Тем не менее, несмотря на непостижимость Божию, мы не оставлены в полной тьме и неведении. Напротив, продолжает Симеон, нам дано говорить о Боге столько, сколько позволяет наша человеческая природа, дабы не потерять Его полностью из виду из‑за слишком продолжительного молчания [806]. Бог»непостижимо постижим»для человеческого ума [807]; Он — «Тот, Кто удостоил нас того, чтобы, [отталкиваясь от постижимого] для нас, показать нам то, что выше нас, хотя и неясно и словно некоторым образом в тени» [808]. Степень нашего знания о Боге, согласно Симеону, пропорциональна степени нашей веры [809]. Люди получают познание Бога
…посредством разнообразных знамений, загадок, зеркал, таинственных и неизреченных действий, Божественных откровений, неярких осияний, созерцания логосов творения (θεωρίας των λόγων της κτίσεως) [810], и посредством многого другого, при помощи чего ежедневно возрастает вера таковых [людей] и возвышается до любви Божией [811].
Итак, утверждая, что Бог непостижим и непознаваем, Симеон тем не менее уверен, что в Боге есть нечто доступное пониманию. Такое понимание непостижимости Божией традиционно для богословов восточной Церкви. У его истоков — великие Отцы IV века; оно развивалось на протяжении всей истории византийской богословской мысли и в конечном итоге, в XIV столетии, было возведено в ранг догмата. По учению Григория Па ламы, с именем которого связаны богословские споры XIV века, Бог непостижим в Своей сущности, но может быть постигнут в Своих энергиях. Эти Божественные энергии по природе неотличимы от Самого Бога. Они не являются эманациями Божества в платоно–плотиновском смысле, но»являются Самим Богом в Его действии и откровении миру» [812]. Уже у Григория Богослова мы находим подобное же различение между сущностью и энергиями Бога [813]. А по словам Василия Великого,«мы знаем Бога нашего по Его энергиям, но не претендуем на то, что можем приблизиться к Его сущности. Ибо энергии Его нисходят к нам, сущность же Его остается недоступной» [814].

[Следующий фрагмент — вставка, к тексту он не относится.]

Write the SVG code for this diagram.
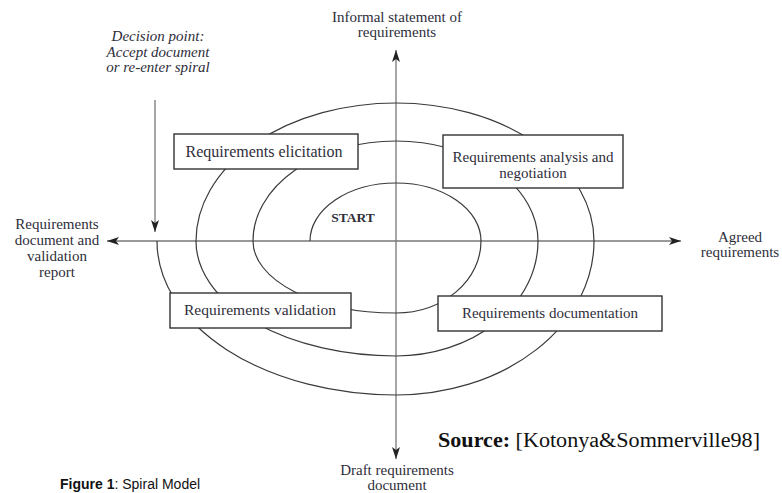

У Симеона мы находим различение между тем, что в Боге совершенно непостижимо, т. е. Его»природой»(φύσις), или»сущностью»(ουσία), и тем, что человек может постичь — а именно»таинственными и поистине невыразимыми, посредством осияния Святого Духа, созерцаниями и сверхвеликолепными непознаваемыми познаниями (άγνωστοι γνώσεις), то есть несозерцаемыми созерцаниями (αθέατοι θεωρίαι) сверхсветлой и сверхневедомой славы и Божества Сына и Слова Божия» [815].

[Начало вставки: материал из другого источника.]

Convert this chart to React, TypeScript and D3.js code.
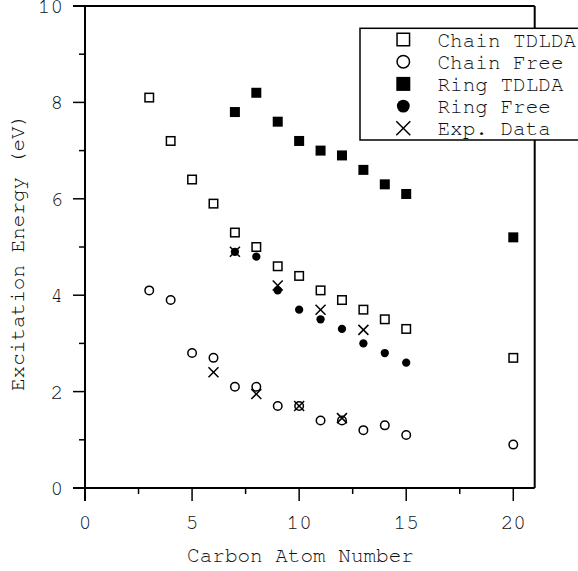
import React from "react";
import * as d3 from "d3";

const atomsChain = [3, 4, 5, 6, 7, 8, 9, 10, 11, 12, 13, 14, 15, 20];
const chainTDLDA = [8.1, 7.2, 6.4, 5.9, 5.3, 5.0, 4.6, 4.4, 4.1, 3.9, 3.7, 3.5, 3.3, 2.7];
const chainFree = [4.1, 3.9, 2.8, 2.7, 2.1, 2.1, 1.7, 1.7, 1.4, 1.4, 1.2, 1.3, 1.1, 0.9];
const atomsRingT = [7, 8, 9, 10, 11, 12, 13, 14, 15, 20];
const ringTDLDA = [7.8, 8.2, 7.6, 7.2, 7.0, 6.9, 6.6, 6.3, 6.1, 5.2];
const atomsRingF = [7, 8, 9, 10, 11, 12, 13, 14, 15];
const ringFree = [4.9, 4.8, 4.1, 3.7, 3.5, 3.3, 3.0, 2.8, 2.6];
const atomsExp = [6, 7, 8, 9, 10, 11, 12, 13];
const expData = [2.4, 4.9, 1.95, 4.2, 1.7, 3.7, 1.45, 3.28];

const xTicks = [0, 5, 10, 15, 20];
const xMinor = [2.5, 7.5, 12.5, 17.5];
const yTicks = [0, 2, 4, 6, 8, 10];
const yMinor = [1, 3, 5, 7, 9];
const legendLabels = ["Chain TDLDA", "Chain Free", "Ring TDLDA", "Ring Free", "Exp. Data"];

const FONT = "'Nimbus Mono PS', 'Nimbus Mono L', FreeMono, Courier, 'Liberation Mono', monospace";

type Kind = "osq" | "ocirc" | "fsq" | "fcirc" | "x";

function Marker({ kind, cx, cy, s }: { kind: Kind; cx: number; cy: number; s: number }) {
  const h = s / 2;
  if (kind === "osq")
    return <rect x={cx - h + 0.75} y={cy - h + 0.75} width={s - 1.5} height={s - 1.5} fill="white" stroke="#000" strokeWidth={1.5} />;
  if (kind === "ocirc")
    return <circle cx={cx} cy={cy} r={h - 0.75} fill="white" stroke="#000" strokeWidth={1.5} />;
  if (kind === "fsq") return <rect x={cx - h} y={cy - h} width={s} height={s} fill="#000" />;
  if (kind === "fcirc") return <circle cx={cx} cy={cy} r={h * 0.92} fill="#000" />;
  return (
    <g stroke="#000" strokeWidth={1.5}>
      <line x1={cx - h} y1={cy - h} x2={cx + h} y2={cy + h} />
      <line x1={cx - h} y1={cy + h} x2={cx + h} y2={cy - h} />
    </g>
  );
}

export default function App() {
  const W = 578, H = 571;
  const x = d3.scaleLinear().domain([0, 21]).range([85, 534.7]);
  const y = d3.scaleLinear().domain([0, 10]).range([488, 6]);
  const L = x(0), R = x(21), T = y(10), B = y(0);

  const series: { xs: number[]; ys: number[]; kind: Kind }[] = [
    { xs: atomsChain, ys: chainTDLDA, kind: "osq" },
    { xs: atomsChain, ys: chainFree, kind: "ocirc" },
    { xs: atomsRingT, ys: ringTDLDA, kind: "fsq" },
    { xs: atomsRingF, ys: ringFree, kind: "fcirc" },
    { xs: atomsExp, ys: expData, kind: "x" },
  ];
  const kinds: Kind[] = ["osq", "ocirc", "fsq", "fcirc", "x"];

  return (
    <svg width={W} height={H} style={{ position: "absolute", left: 0, top: 0, background: "white" }}>
      <rect width={W} height={H} fill="white" />
      <g stroke="#000" strokeWidth={2} fill="none">
        <line x1={L - 12} y1={T} x2={R} y2={T} />
        <line x1={L - 12} y1={B} x2={R} y2={B} />
        <line x1={L} y1={T} x2={L} y2={B + 13} />
        <line x1={R} y1={T} x2={R} y2={B} />
      </g>
      <g stroke="#000" strokeWidth={1.5}>
        {yTicks.map((t) => (
          <line key={"y" + t} x1={L - 12} x2={L} y1={y(t)} y2={y(t)} />
        ))}
        {yMinor.map((t) => (
          <line key={"ym" + t} x1={L - 6} x2={L} y1={y(t)} y2={y(t)} />
        ))}
        {xTicks.map((t) => (
          <line key={"x" + t} x1={x(t)} x2={x(t)} y1={B} y2={B + 13} />
        ))}
        {xMinor.map((t) => (
          <line key={"xm" + t} x1={x(t)} x2={x(t)} y1={B} y2={B + 6} />
        ))}
      </g>
      <g fontFamily={FONT} fontSize={21} fill="#111">
        {yTicks.map((t) => (
          <text key={"yl" + t} x={63} y={y(t) + 7} textAnchor="end">
            {t}
          </text>
        ))}
        {xTicks.map((t) => (
          <text key={"xl" + t} x={x(t)} y={528.5} textAnchor="middle">
            {t}
          </text>
        ))}
        <text x={300.5} y={561.5} textAnchor="middle">
          Carbon Atom Number
        </text>
        <text transform={`translate(23.5,252.4) rotate(-90)`} textAnchor="middle">
          Excitation Energy (eV)
        </text>
      </g>
      {series.map((s, i) => (
        <g key={i}>
          {s.xs.map((xv, j) => (
            <Marker key={j} kind={s.kind} cx={x(xv)} cy={y(s.ys[j])} s={s.kind === "fcirc" ? 9 : 10} />
          ))}
        </g>
      ))}
      <rect x={360} y={28.3} width={240} height={111.7} fill="white" stroke="#000" strokeWidth={1.5} />
      {legendLabels.map((lab, i) => (
        <g key={lab}>
          <Marker kind={kinds[i]} cx={403.3} cy={39.5 + i * 22.2} s={14} />
          <text x={437.5} y={46.5 + i * 22.2} fontFamily={FONT} fontSize={21} fill="#111">
            {lab}
          </text>
        </g>
      ))}
    </svg>
  );
}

Терминологически учение Симеона о сущности и энергиях не столь стройно, как учение Григория Па–ламы: у Симеона можно отметить некоторую непоследовательность в употреблении терминов»природа»и»сущность» [816]. Тем не менее близость между учениями обоих авторов весьма очевидна: и у Симеона и у Григория Паламы мы находим синтез святоотеческого учения о непостижимости и непознаваемости Бога.

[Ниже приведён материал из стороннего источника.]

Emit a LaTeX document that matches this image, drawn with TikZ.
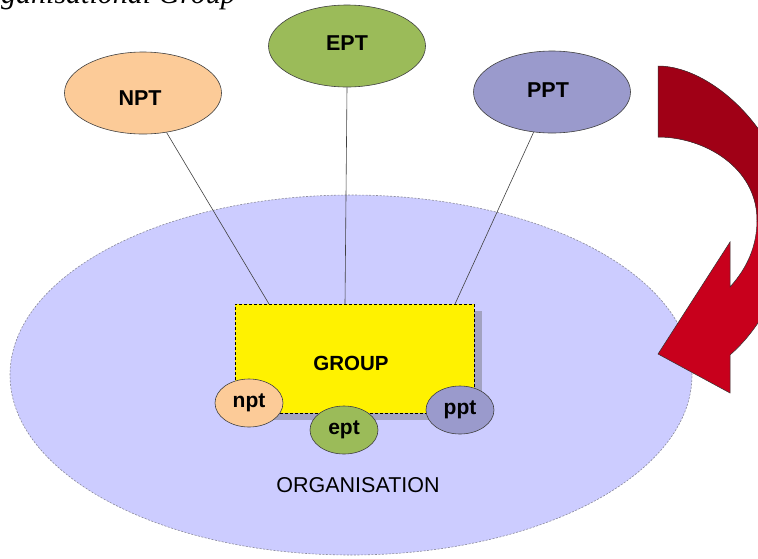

Примечательно, что Симеон усиленно подчеркивает парадоксальное соотношение между радикальной непостижимостью Бога и человеческой способностью постичь Непостижимого. В 23–м Гимне Симеон говорит от лица Бога:
Как недостижимый, Я не внутри,
А как достижимый, не вне нахожусь;
Будучи же неограничен —
Ни внутри, ни вне…
Я все ношу внутри
Как содержащий всю тварь,
Но нахожусь вне всего,
Будучи отделен от всего…
Ища же Меня духовно,
Ты найдешь Меня неограниченным,
А потому, опять же, нигде — Н
и внутри, ни вне… [817]
Таким образом, Бог представляется Симеону парадоксальной тайной, совершенно непостижимой для человеческой мысли. Вместе с тем, по его учению, тайна Бога может быть приоткрыта тем, кто достиг обожения. Но и в этом случае она остается выходящей далеко за пределы человеческого разума.
3. Божественные имена
Наиболее известное изложение христианского учения о Божественных именах содержится в одноименном трактате Дионисия Ареопагита. Однако не автор Ареопагитских творений, живший предположительно в V веке, а Григорий Богослов, живший в IV веке, был первым христианским писателем, изложившим это учение с большой ясностью [818]. Отправной точкой рассуждений Григория о Божественных именах служит положение о том, что»Божество неименуемо»(то θείον άκατονόμαστον) [819], поскольку природа Его непостижима. Мысль человека не в состоянии объять Бога, и голос не может выразить Его [820]: поэтому в человеческом языке нет слова или имени, которые были бы достойны Его. Однако дабы как‑то описать Его, богословы заимствуют выражения из»того, что окрест Бога»(т κατ»αυτόν), и создают неясный и слабый образ Его при помощи человеческих слов [821]. Именно на Григория Богослова, по–видимому, ссылался Ареопагит, когда говорил, что»богословы воспевают [Бога] и как безымянного (άνώνυμον), и как сообразного всякому имени (εκ παντός ονόματος)» [822]. И у Григория и у Ареопагита мы находим перечисление имен Божиих [823], причем Григорий особо оговаривается, что из всех имен наиболее угодным Самому Богу является имя»Любовь» [824].